Die ungarische Band Scivias ist ebenso wenig musikalisch berechenbar wie sich ihre Themen und Konzepte leicht erschließen. Nach einigen Sampler-Beiträgen wurden Scivias vor allem über die Eis & Licht-CD "...and you will fear death not" definiert, auf der sie sich mit dem vergangenen japanischen Kaiserreich auseinandersetzten. Trotz der meist verwendeten ungarischen Vocals und Texte schafft die Band das Kunststück, ihr Anliegen über musikalische Strukturen, Stimmungen und klangliche Texturen zu vermitteln. Dabei bedienen sie sich sowohl folkloristischer als auch ritueller, ambienter wie auch noisiger Versatzstücke.

Die nun vorliegende LP basiert auf Texten des buddhistischen Mönch Milarepa (siehe auch den Film von Liliana Cavani) und wagt eine musikalische Annäherung mittels konventioneller Musik (Bass, Drums, Keyboards) wie auch buddhistischer Ritualinstrumente (Knochentrompete, Ritualglocke usw.). Der wesentliche Text ist auf dem Cover in Englisch und Ungarisch abgedruckt.

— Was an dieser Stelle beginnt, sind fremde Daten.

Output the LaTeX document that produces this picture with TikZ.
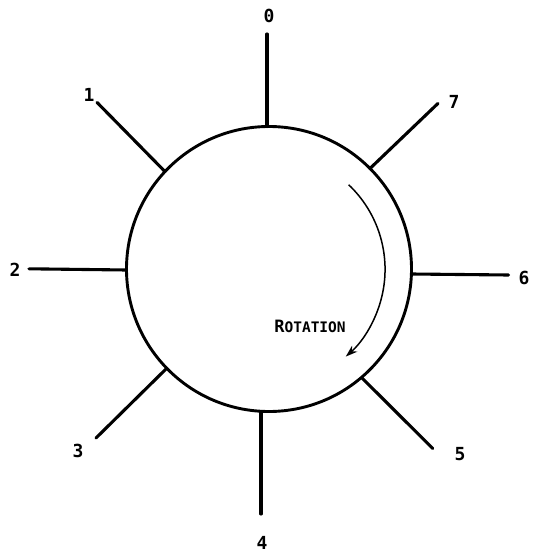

In letzter Zeit ist ernsthafte Ritualmusik rar gesät. Meist dient der rituelle Aspekt eher als Manierismus konventioneller Ambientwerke, doch auf dieser schön gestalteten LP fließen Intention, Textebene und Musik zu einem faszinierenden Ganzen zusammen, schaffen letztlich einen intensiven Einblick in eine zutiefst spirituelle Gedankenwelt. Der musikalische Bogen wird ähnlich weit gespannt wie auf der vorangehenden CD. Scivias bedienen sich hier zunächst tranciger, ambient-elektronischer Elemente, die von Ferne an Coil erinnern mögen, steigern sich aber über stampfende Drums und noisigen Bass zu einem Soundwall, wie man ihn allenfalls von den ekstatischen Experimenten des Constellation-Labels (u.a. Godspeed You! Black Emperor) kennt. Die sich langsam ausbreitende 'glimmende' Finsternis erinnert an bekannte Aufnahmen tibetanischer Ritualmusik, ohne diese einfach zu kopieren oder zu sampeln.

Mit "Stong-pa-nyid" präsentieren Scivias ein reifes, eindringliches und technisch vollkommen überzeugendes Werk spirituell motivierter Ritualmusik. Hervorragend!